** begin Data provided **

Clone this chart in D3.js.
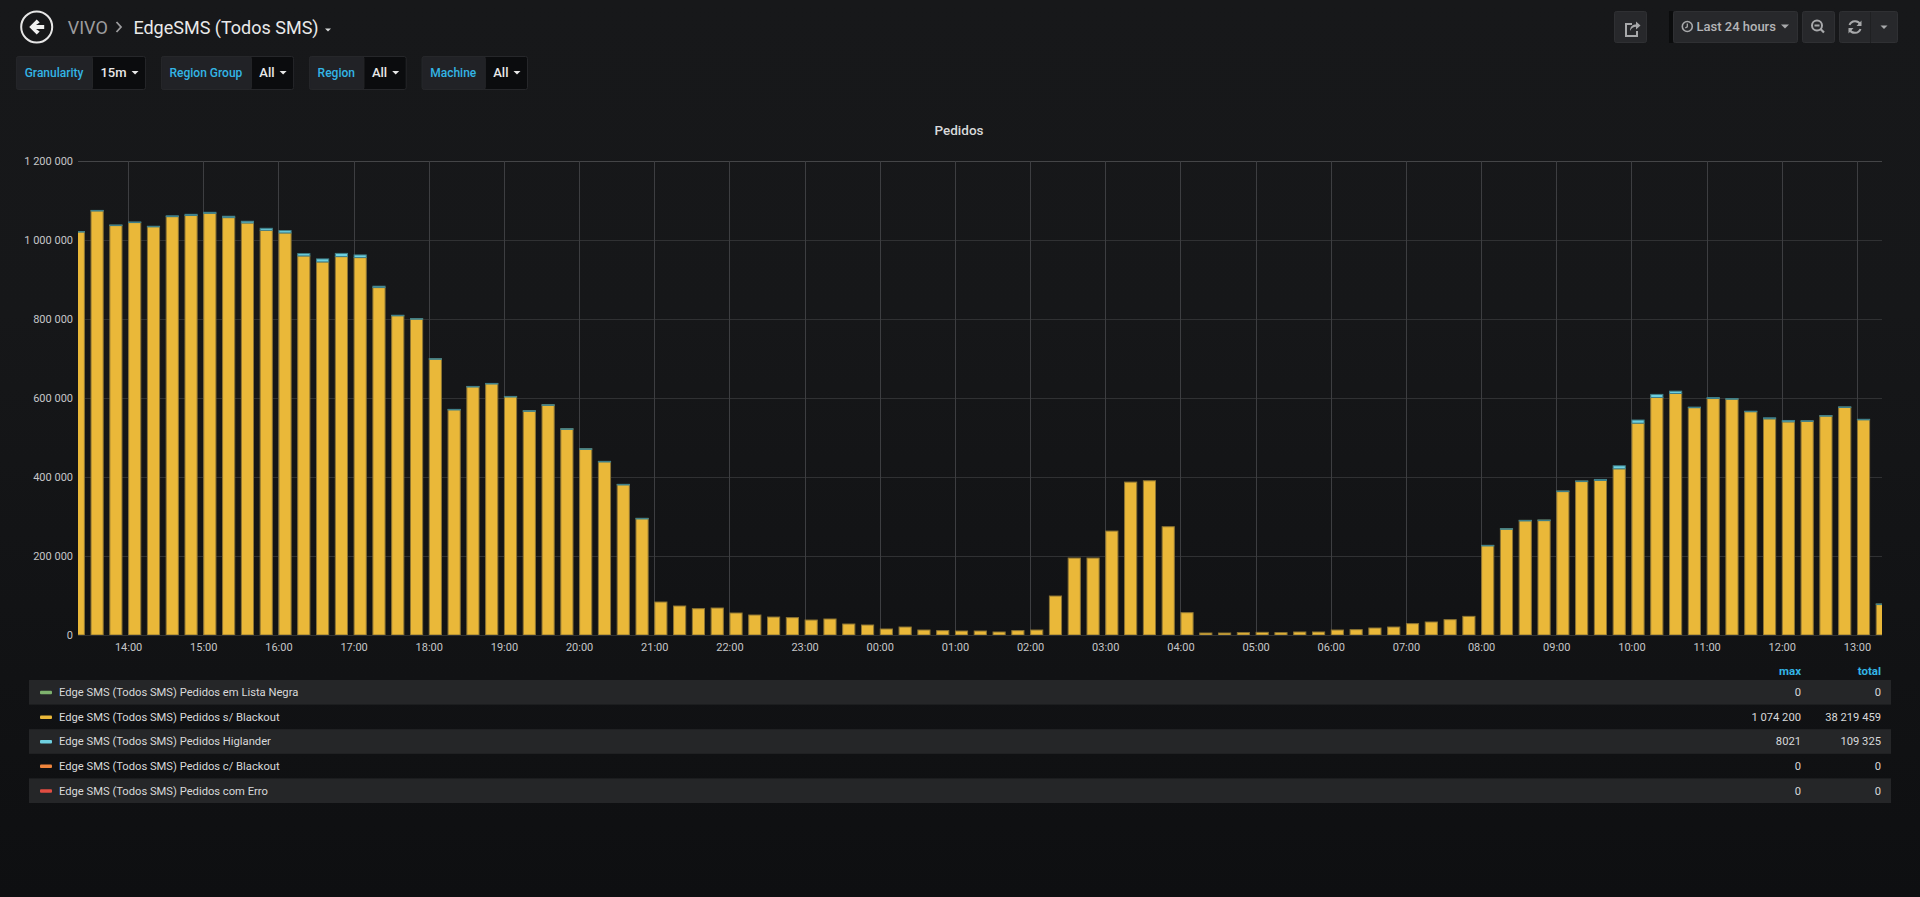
<!DOCTYPE html>
<html>
<head>
<meta charset="utf-8">
<script src="https://d3js.org/d3.v7.min.js"></script>
<style>
  html, body { margin: 0; padding: 0; }
  body { width: 1920px; height: 897px; overflow: hidden; background: #161719; }
  text { font-family: Roboto, "Helvetica Neue", Arial, sans-serif; }
  .axis-label { font-size: 11px; fill: #c5c6c8; }
  .legend-text { font-size: 11.2px; fill: #d8d9da; }
  .legend-head { font-size: 11.5px; font-weight: 700; fill: #33b5e5; }
  .sub-label { font-size: 12px; font-weight: 500; fill: #33b5e5; }
  .sub-value { font-size: 13px; font-weight: 500; fill: #e8e8e8; }
</style>
</head>
<body>
<div id="dash"></div>
<script>
// ---- data ----
const breadcrumb = "VIVO";
const dashTitle = "EdgeSMS (Todos SMS)";
const panelTitle = "Pedidos";
const timeRangeLabel = "Last 24 hours";

const variableLabels = ["Granularity", "Region Group", "Region", "Machine"];
const variableValues = ["15m", "All", "All", "All"];

const seriesNames = [
  "Edge SMS (Todos SMS) Pedidos em Lista Negra",
  "Edge SMS (Todos SMS) Pedidos s/ Blackout",
  "Edge SMS (Todos SMS) Pedidos Higlander",
  "Edge SMS (Todos SMS) Pedidos c/ Blackout",
  "Edge SMS (Todos SMS) Pedidos com Erro"
];
const seriesColors = ["#7EB26D", "#EAB839", "#6ED0E0", "#EF843C", "#E24D42"];
const legendMax = ["0", "1 074 200", "8021", "0", "0"];
const legendTotal = ["0", "38 219 459", "109 325", "0", "0"];

const yTicks = [0, 200000, 400000, 600000, 800000, 1000000, 1200000];

// 15 minute buckets, 13:15 -> 13:15 next day
const firstBucket = new Date(2019, 4, 20, 13, 15);
const lastBucket = new Date(2019, 4, 21, 13, 15);
const timeFrom = new Date(2019, 4, 20, 13, 20);
const timeTo = new Date(2019, 4, 21, 13, 20);

const pedidosSemBlackout = [
  1021000, 1074200, 1037300, 1044800, 1033900, 1059200, 1062000, 1067600, 1056700, 1043200,
  1024600, 1017900, 959700, 944500, 958000, 955500, 879600, 808700, 800300, 699100,
  570900, 629100, 636700, 603800, 567500, 582700, 522000, 471400, 439400, 381200,
  295200, 83500, 73400, 66600, 68300, 55700, 50600, 45500, 43900, 37900,
  40500, 27800, 25300, 15200, 20200, 12600, 11000, 10100, 10100, 7600,
  11000, 12600, 98700, 194800, 194800, 263100, 387100, 390400, 274100, 56500,
  5000, 5000, 5900, 6700, 5900, 7600, 7600, 12600, 13500, 17700,
  20200, 28700, 32900, 38800, 47200, 226800, 269000, 290100, 290900, 364300,
  389600, 391300, 420800, 536300, 601300, 611400, 576000, 598700, 597000, 565800,
  547300, 539700, 541400, 554900, 576800, 545600, 78400
];
const pedidosHiglander = [
  500, 700, 700, 800, 900, 2000, 3000, 2500, 3400, 4200,
  5000, 5900, 5900, 7600, 8021, 6700, 3400, 800, 600, 400,
  300, 200, 200, 200, 200, 100, 100, 100, 100, 100,
  100, 0, 0, 0, 0, 0, 0, 0, 0, 0,
  0, 0, 0, 0, 0, 0, 0, 0, 0, 0,
  0, 0, 0, 0, 0, 0, 0, 0, 0, 0,
  0, 0, 0, 0, 0, 0, 0, 0, 0, 0,
  0, 0, 0, 0, 0, 100, 100, 100, 100, 200,
  300, 2500, 7600, 7900, 7800, 5900, 900, 2500, 1700, 800,
  2500, 3400, 900, 600, 700, 500, 100
];

// ---- layout ----
const W = 1920, H = 897;
const plot = {left: 78, right: 1882, top: 161, bottom: 635};

const svg = d3.select("#dash").append("svg")
  .attr("width", W).attr("height", H);

const defs = svg.append("defs");
const bg = defs.append("linearGradient").attr("id", "bg")
  .attr("x1", 0).attr("y1", 0).attr("x2", 0).attr("y2", 1);
bg.append("stop").attr("offset", "0%").attr("stop-color", "#17181a");
bg.append("stop").attr("offset", "35%").attr("stop-color", "#161719");
bg.append("stop").attr("offset", "100%").attr("stop-color", "#0e0f11");
svg.append("rect").attr("width", W).attr("height", H).attr("fill", "url(#bg)");

defs.append("clipPath").attr("id", "plotClip")
  .append("rect")
  .attr("x", plot.left).attr("y", plot.top - 2)
  .attr("width", plot.right - plot.left).attr("height", plot.bottom - plot.top + 2);

// ---- header ----
const header = svg.append("g");
const back = header.append("g").attr("transform", "translate(36.7,27)");
back.append("circle").attr("r", 15.5).attr("fill", "none")
  .attr("stroke", "#e6e6e6").attr("stroke-width", 2);
back.append("path")
  .attr("d", "M-7.5,0 L0,-7.5 L3,-4.6 L-0.7,-1.9 L7.5,-1.9 L7.5,1.9 L-0.7,1.9 L3,4.6 L0,7.5 Z")
  .attr("fill", "#f0f0f0");

header.append("text").attr("x", 67.7).attr("y", 33.5)
  .attr("font-size", 18).attr("fill", "#9c9c9e")
  .text(breadcrumb);
header.append("path").attr("d", "M116.5,22 L121,27 L116.5,32")
  .attr("fill", "none").attr("stroke", "#9c9c9e").attr("stroke-width", 1.8);
header.append("text").attr("x", 133.4).attr("y", 33.5)
  .attr("font-size", 18).attr("fill", "#e9e9e9")
  .text(dashTitle);
header.append("path").attr("d", "M325,28.5 L331,28.5 L328,31.5 Z").attr("fill", "#d8d9da");

// submenu variables
let vx = 16.2;
variableLabels.forEach((lab, i) => {
  const g = svg.append("g");
  const lt = g.append("text").attr("class", "sub-label").attr("y", 77).text(lab);
  const lw = lt.node().getComputedTextLength();
  const vt = g.append("text").attr("class", "sub-value").attr("y", 77).text(variableValues[i]);
  const vw = vt.node().getComputedTextLength();
  const labelW = lw + 17, valueW = vw + 28;
  g.insert("rect", "text").attr("x", vx + 0.5).attr("y", 56.5)
    .attr("width", labelW + valueW - 1).attr("height", 33).attr("rx", 2)
    .attr("fill", "#0b0c0e").attr("stroke", "#26272a");
  g.insert("rect", "text").attr("x", vx + 0.5).attr("y", 56.5)
    .attr("width", labelW).attr("height", 33).attr("rx", 2)
    .attr("fill", "#212226").attr("stroke", "#26272a");
  lt.attr("x", vx + 8.5);
  vt.attr("x", vx + labelW + 8.5);
  const cx = vx + labelW + 8.5 + vw + 8.5;
  g.append("path").attr("d", `M${cx - 3.5},71 L${cx + 3.5},71 L${cx},74.5 Z`).attr("fill", "#e8e8e8");
  vx += labelW + valueW + 15;
});

// right side buttons
const btn = (x, w) => svg.append("rect").attr("x", x + 0.5).attr("y", 11.5)
  .attr("width", w).attr("height", 31).attr("rx", 2)
  .attr("fill", "#27282b").attr("stroke", "#2f3033");
btn(1614, 32);
svg.append("rect").attr("x", 1669).attr("y", 11).attr("width", 4).attr("height", 32).attr("fill", "#0b0c0d");
btn(1673, 124);
btn(1802, 32);
btn(1839, 58);
svg.append("line").attr("x1", 1870.5).attr("x2", 1870.5).attr("y1", 12).attr("y2", 43).attr("stroke", "#1f2022");

// share icon
svg.append("path")
  .attr("d", "M1632,24 L1626,24 L1626,36 L1637,36 L1637,31")
  .attr("fill", "none").attr("stroke", "#a8a9ab").attr("stroke-width", 2);
svg.append("path")
  .attr("d", "M1630,31 C1630,26 1633,24.5 1636,24.5 L1636,21.5 L1640.5,25.5 L1636,29.5 L1636,26.8 C1633.5,26.8 1631.5,28 1630,31 Z")
  .attr("fill", "#a8a9ab");
// clock + label
svg.append("circle").attr("cx", 1687.3).attr("cy", 26.5).attr("r", 5)
  .attr("fill", "none").attr("stroke", "#a8a9ab").attr("stroke-width", 1.6);
svg.append("path").attr("d", "M1687.3,23.5 L1687.3,26.8 L1685.3,27.8")
  .attr("fill", "none").attr("stroke", "#a8a9ab").attr("stroke-width", 1.3);
svg.append("text").attr("x", 1696.5).attr("y", 31).attr("font-size", 13)
  .attr("font-weight", 500).attr("fill", "#b4b5b7").text(timeRangeLabel);
svg.append("path").attr("d", "M1781,24.5 L1789,24.5 L1785,28.5 Z").attr("fill", "#a8a9ab");
// zoom out
svg.append("circle").attr("cx", 1817).attr("cy", 25.5).attr("r", 5)
  .attr("fill", "none").attr("stroke", "#a8a9ab").attr("stroke-width", 2);
svg.append("path").attr("d", "M1814.5,25.5 L1819.5,25.5 M1820.5,29 L1824,32.5")
  .attr("fill", "none").attr("stroke", "#a8a9ab").attr("stroke-width", 2.2);
// refresh
svg.append("path").attr("d", "M1849.5,25 A6,6 0 0 1 1860.5,24.5 M1860.5,29 A6,6 0 0 1 1849.5,29.5")
  .attr("fill", "none").attr("stroke", "#a8a9ab").attr("stroke-width", 2);
svg.append("path").attr("d", "M1861.5,20.5 L1861.5,26 L1856.5,26 Z M1848.5,33.5 L1848.5,28 L1853.5,28 Z").attr("fill", "#a8a9ab");
svg.append("path").attr("d", "M1880.5,25.5 L1887.5,25.5 L1884,29 Z").attr("fill", "#a8a9ab");

// ---- panel ----
svg.append("text").attr("x", 959).attr("y", 134.5).attr("text-anchor", "middle")
  .attr("font-size", 13.5).attr("font-weight", 500).attr("fill", "#d8d9da")
  .text(panelTitle);

const x = d3.scaleTime().domain([timeFrom, timeTo]).range([plot.left, plot.right]);
const y = d3.scaleLinear().domain([0, 1200000]).range([plot.bottom, plot.top]);

const fmtY = d3.formatLocale({decimal: ",", thousands: " ", grouping: [3], currency: ["", ""]}).format(",d");
const hourTicks = x.ticks(d3.timeHour.every(1));

// grid
const grid = svg.append("g");
grid.selectAll("line.h").data(yTicks).join("line")
  .attr("x1", plot.left).attr("x2", plot.right)
  .attr("y1", d => Math.round(y(d)) + 0.5).attr("y2", d => Math.round(y(d)) + 0.5)
  .attr("stroke", d => d === 1200000 ? "#444547" : "#303133");
grid.selectAll("line.v").data(hourTicks).join("line")
  .attr("y1", plot.top).attr("y2", plot.bottom)
  .attr("x1", d => Math.round(x(d)) + 0.5).attr("x2", d => Math.round(x(d)) + 0.5)
  .attr("stroke", "#3d3e41");

// axes (labels only, Grafana style)
const yAxis = svg.append("g").attr("transform", `translate(${plot.left - 5},0)`)
  .call(d3.axisLeft(y).tickValues(yTicks).tickSize(0).tickPadding(0).tickFormat(fmtY));
yAxis.select(".domain").remove();
yAxis.selectAll("text").attr("class", "axis-label").attr("font-family", null).attr("font-size", null).attr("fill", null);

const xAxis = svg.append("g").attr("transform", `translate(0,${plot.bottom})`)
  .call(d3.axisBottom(x).tickValues(hourTicks).tickSize(0).tickPadding(8).tickFormat(d3.timeFormat("%H:%M")));
xAxis.select(".domain").remove();
xAxis.selectAll("text").attr("class", "axis-label").attr("font-family", null).attr("font-size", null).attr("fill", null);

// stacked bars
const buckets = d3.timeMinute.every(15).range(firstBucket, d3.timeMinute.offset(lastBucket, 1));
const rows = buckets.map((t, i) => ({t, semBlackout: pedidosSemBlackout[i], higlander: pedidosHiglander[i]}));
const stacked = d3.stack().keys(["semBlackout", "higlander"])(rows);
const stackColors = {semBlackout: ["#EAB839", "#8d7533"], higlander: ["#6ED0E0", "#3f7f89"]};
const barEnd = t => d3.timeSecond.offset(t, 630); // 70% of the 15 min interval

const bars = svg.append("g").attr("clip-path", "url(#plotClip)");
stacked.forEach(layer => {
  bars.append("g").selectAll("rect")
    .data(layer.filter(d => d[1] - d[0] > 0))
    .join("rect")
    .attr("x", d => x(d.data.t) + 0.5)
    .attr("width", d => x(barEnd(d.data.t)) - x(d.data.t) - 1)
    .attr("y", d => y(d[1]))
    .attr("height", d => Math.max(0.6, y(d[0]) - y(d[1])))
    .attr("fill", stackColors[layer.key][0])
    .attr("stroke", stackColors[layer.key][1])
    .attr("stroke-width", 1);
});

// ---- legend table ----
const rowTop = 680, rowH = 24.6;
svg.append("text").attr("class", "legend-head").attr("x", 1801).attr("y", 675)
  .attr("text-anchor", "end").text("max");
svg.append("text").attr("class", "legend-head").attr("x", 1881).attr("y", 675)
  .attr("text-anchor", "end").text("total");

const legend = svg.append("g").selectAll("g").data(seriesNames).join("g")
  .attr("transform", (d, i) => `translate(0,${rowTop + i * rowH})`);
legend.append("rect").attr("x", 29).attr("width", 1862).attr("height", rowH)
  .attr("fill", (d, i) => i % 2 === 0 ? "#252628" : "none");
legend.append("rect").attr("x", 40).attr("y", rowH / 2 - 1.5).attr("width", 12).attr("height", 3.5)
  .attr("rx", 1).attr("fill", (d, i) => seriesColors[i]);
legend.append("text").attr("class", "legend-text").attr("x", 59).attr("y", rowH / 2 + 4).text(d => d);
legend.append("text").attr("class", "legend-text").attr("x", 1801).attr("y", rowH / 2 + 4)
  .attr("text-anchor", "end").text((d, i) => legendMax[i]);
legend.append("text").attr("class", "legend-text").attr("x", 1881).attr("y", rowH / 2 + 4)
  .attr("text-anchor", "end").text((d, i) => legendTotal[i]);
</script>
</body>
</html>
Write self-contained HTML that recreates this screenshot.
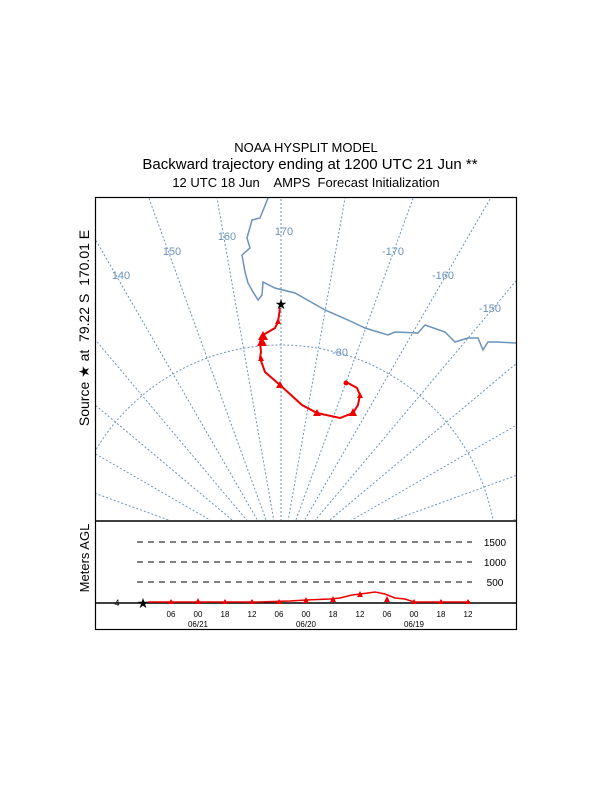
<!DOCTYPE html>
<html><head><style>
html,body{margin:0;padding:0;background:#fff;width:612px;height:792px;overflow:hidden;}
svg{display:block;font-family:"Liberation Sans",sans-serif;}
</style></head><body>
<svg width="612" height="792" viewBox="0 0 612 792">
<text x="306" y="152" font-size="13" text-anchor="middle">NOAA HYSPLIT MODEL</text>
<text x="310" y="169" font-size="15" text-anchor="middle">Backward trajectory ending at 1200 UTC 21 Jun **</text>
<text x="306" y="187" font-size="13" text-anchor="middle" xml:space="preserve">12 UTC 18 Jun    AMPS  Forecast Initialization</text>
<text transform="translate(89,328) rotate(-90)" font-size="14" text-anchor="middle" xml:space="preserve">Source ★ at  79.22 S  170.01 E</text>
<text transform="translate(89,558) rotate(-90)" font-size="13" text-anchor="middle">Meters AGL</text>
<defs><clipPath id="c"><rect x="96" y="198" width="420" height="322"/></clipPath>
<line id="L" x1="281" y1="561" x2="281" y2="0"/></defs>
<g clip-path="url(#c)" stroke="#6a93bb" stroke-width="1" fill="none" stroke-dasharray="2,2">
<circle cx="281" cy="561" r="216"/>
<use href="#L"/>
<use href="#L" transform="rotate(10 281 561)"/><use href="#L" transform="rotate(20 281 561)"/>
<use href="#L" transform="rotate(30 281 561)"/><use href="#L" transform="rotate(40 281 561)"/>
<use href="#L" transform="rotate(50 281 561)"/><use href="#L" transform="rotate(60 281 561)"/>
<use href="#L" transform="rotate(70 281 561)"/><use href="#L" transform="rotate(80 281 561)"/>
<use href="#L" transform="rotate(90 281 561)"/>
<use href="#L" transform="rotate(-10 281 561)"/><use href="#L" transform="rotate(-20 281 561)"/>
<use href="#L" transform="rotate(-30 281 561)"/><use href="#L" transform="rotate(-40 281 561)"/>
<use href="#L" transform="rotate(-50 281 561)"/><use href="#L" transform="rotate(-60 281 561)"/>
<use href="#L" transform="rotate(-70 281 561)"/><use href="#L" transform="rotate(-80 281 561)"/>
<use href="#L" transform="rotate(-90 281 561)"/>
</g>
<polyline clip-path="url(#c)" fill="none" stroke="#6a93bb" stroke-width="1.5" points="268,198 260,218 252,220 247,238 250,248 242,255 245,272 248,283 253,292 258,300 262,295 263,282 275,288 295,293 325,310 348,320 365,328 388,335 395,332 418,333 425,325 445,332 455,342 468,338 478,338 483,350 488,342 495,342 517,343"/>
<g fill="#6a93bb" font-size="11" text-anchor="middle">
<text x="121" y="279">140</text><text x="172" y="255">150</text><text x="227" y="240">160</text>
<text x="284" y="235">170</text><text x="393" y="255">-170</text><text x="443" y="279">-160</text>
<text x="490" y="312">-150</text><text x="340" y="356">-80</text>
</g>
<polyline fill="none" stroke="#e00" stroke-width="2" points="280,308 278,322 275,328 263,335 260,342 261,352 260,358 265,372 280,385 302,405 317,413 340,418 353,413 358,405 360,395 357,388 348,383 345,384"/>
<g fill="#e00">
<polygon points="263,331 268,340 258,340"/><polygon points="262,337 267,346 257,346"/>
<polygon points="278,318 281,324 275,324"/><polygon points="261,355 264,361 258,361"/>
<polygon points="280,381 284,388 276,388"/><polygon points="317,409 321,416 313,416"/>
<polygon points="353,408 357,416 349,416"/><polygon points="360,392 363,398 357,398"/>
<circle cx="346" cy="383" r="2.5"/>
</g>
<text x="281" y="309" font-size="14" text-anchor="middle">★</text>
<rect x="95.5" y="197.5" width="421" height="432" fill="none" stroke="#000" stroke-width="1.2"/>
<line x1="95" y1="521" x2="517" y2="521" stroke="#000" stroke-width="1.5"/>
<g stroke="#000" stroke-dasharray="6,5" stroke-width="1">
<line x1="137" y1="542" x2="472" y2="542"/><line x1="137" y1="562" x2="472" y2="562"/><line x1="137" y1="582" x2="472" y2="582"/>
</g>
<g font-size="10" text-anchor="middle"><text x="495" y="546">1500</text><text x="495" y="566">1000</text><text x="495" y="586">500</text></g>
<line x1="95" y1="603" x2="517" y2="603" stroke="#000" stroke-width="1.5"/>
<text x="117" y="606" font-size="9" text-anchor="middle">4</text>
<text x="143" y="608" font-size="14" text-anchor="middle">★</text>
<polyline fill="none" stroke="#e00" stroke-width="1.5" points="148,602 258,602 290,601 306,600 330,599 340,598 352,595 368,593 375,592 385,594 395,598 405,599 414,602 470,602"/>
<g fill="#e00">
<polygon points="171,599 174,604 168,604"/><polygon points="198,598 201,604 195,604"/><polygon points="225,599 228,604 222,604"/><polygon points="252,599 255,604 249,604"/><polygon points="279,599 282,604 276,604"/><polygon points="306,597 309,603 303,603"/><polygon points="333,596 336,602 330,602"/><polygon points="360,591 363,597 357,597"/><polygon points="387,596 390,602 384,602"/><polygon points="414,599 417,604 411,604"/><polygon points="441,599 444,604 438,604"/><polygon points="468,599 471,604 465,604"/>
</g>
<g font-size="8" text-anchor="middle">
<text x="171" y="617">06</text><text x="198" y="617">00</text><text x="225" y="617">18</text><text x="252" y="617">12</text><text x="279" y="617">06</text><text x="306" y="617">00</text><text x="333" y="617">18</text><text x="360" y="617">12</text><text x="387" y="617">06</text><text x="414" y="617">00</text><text x="441" y="617">18</text><text x="468" y="617">12</text>
<text x="198" y="627">06/21</text><text x="306" y="627">06/20</text><text x="414" y="627">06/19</text>
</g>
</svg>
</body></html>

** end Data provided **

▶ Goal
Using the listing above, locate the lines that hold "this" and copy each one.

▶ Solution
Clone this chart in D3.js.
Write self-contained HTML that recreates this screenshot.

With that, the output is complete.